Proving $\lim_{n\rightarrow\infty}\sum_{k=1}^n (-1)^{k-1}{n\choose k}\frac{k}{2^k-1}=\frac{1}{\ln2}$
Can someone help with this sum?
Prove $$S=\lim_{n\rightarrow\infty}\sum_{k=1}^n (-1)^{k-1}{n\choose k}\frac{k}{2^k-1}=\frac{1}{\ln2}$$
I have tried to break down the $\frac{k}{2^k-1}=\sum_{j=1}^\infty \frac{k}{2^{kj}}$ and tried writing it as $$\lim_{n\rightarrow\infty}\sum_{j=1}^\infty\sum_{k=1}^n (-1)^{k-1}{n\choose k}k\left(\frac{1}{2^{j}}\right)^k,$$then using the binomial summation as such, note $\left(x=\frac{1}{2^j}\right)$ $$\lim_{n\rightarrow\infty}\sum_{j=1}^\infty\frac{1}{2^j}\frac{\mathrm{d}}{\mathrm{d}x}\left(\sum_{k=1}^n (-1)^{k-1}{n\choose k}x^{k}\right)=\lim_{n\rightarrow\infty}\sum_{j=1}^\infty\frac{n(1-x)^{n-1}}{2^j}.$$ Giving us the final sum to be $$\lim_{n\rightarrow\infty}\sum_{j=1}^\infty\frac{n\left(1-\frac{1}{2^j}\right)^{n-1}}{2^j},$$ the limit of which seems to be $0$. Which is not what we want, can someone tell me where my mistakes lie, and also point towards the solution or present it themselves. Thanks in Advance.

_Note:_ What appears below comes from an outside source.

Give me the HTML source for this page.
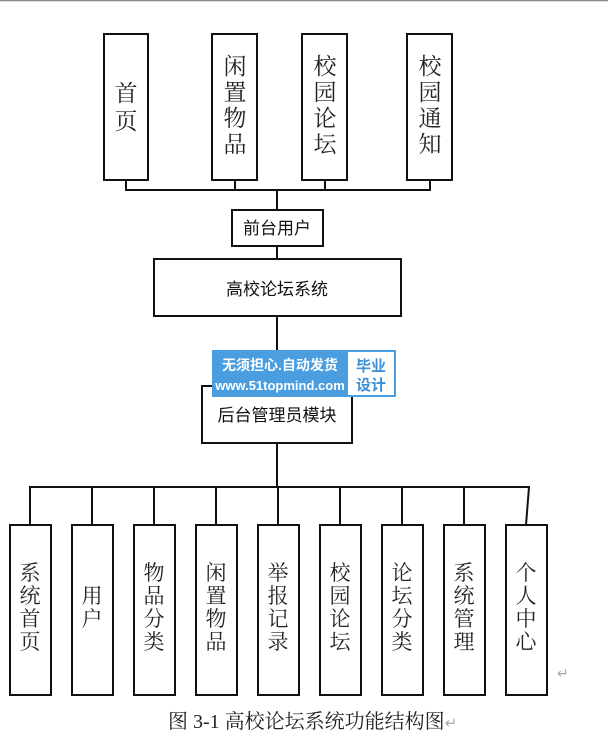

By elementary binomial coefficient relations one can derive $$S_n=\sum_{k=1}^n (-1)^{k-1} \binom{n}{k} \frac{k}{2^k-1} = n\big( a_n - a_{n-1} \big) $$ where $$ a_n =\sum_{k=1}^n (-1)^{k-1}\binom{n}{k} \frac{1}{2^k-1} $$ I've done this because I want to use an asymptotic solution I've presented to the question: Asymptotics of a recursive sequence
The first terms are simply $$ a_n \sim \frac{\log{n}}{\log{2}} + \frac{1}{2}+\frac{\gamma}{\log{2}} + \cal{o}(1) $$ Therefore, $$\lim_{n \to \infty} S_n = \lim_{n \to \infty} n \ \frac{\log{n} - \log{(n-1)} }{\log{2}} = \lim_{n \to \infty} n \, \frac{ -\log{(1-1/n)}}{\log{2}} = \frac{1}{\log{2}} $$ where a Taylor expansion has been used for the log term.
The sum seems to vary at the fifth decimal place. I found a similar result in What's the limit of the series $\log_2(1-x)+x+x^2+x^4+x^8+\cdots$.
As I said above, in comments, the sum seems to be
$$\sum_{j=1}^{\infty}\frac n{2^j}\exp\left(-\frac n{2^j}\right)$$
When $n$ is large, the dominant terms are when $2^j$ is close to $n$, then the terms in both directions (both small $j$ and large $j$) approach zero. So the sum becomes
$$\sum_{k=-\infty}^{\infty} 2^{k+\log_2 n}\exp\left(-2^{k+\log_2 n}\right)$$
and the sum is the function of the fractional part of $\log_2 n$.
The graph below shows this sum varies at the fifth decimal place - the amplitude is around $0.00001426$. This is not an artifact. I took $k+\log_2n$ ranged between $-30$ and $30$. The missing terms for $k+\ln n\lt-30$ are $O(2^{-30})$, and for $k+\ln n\gt30$ are $O(\exp(-2^{30}))$.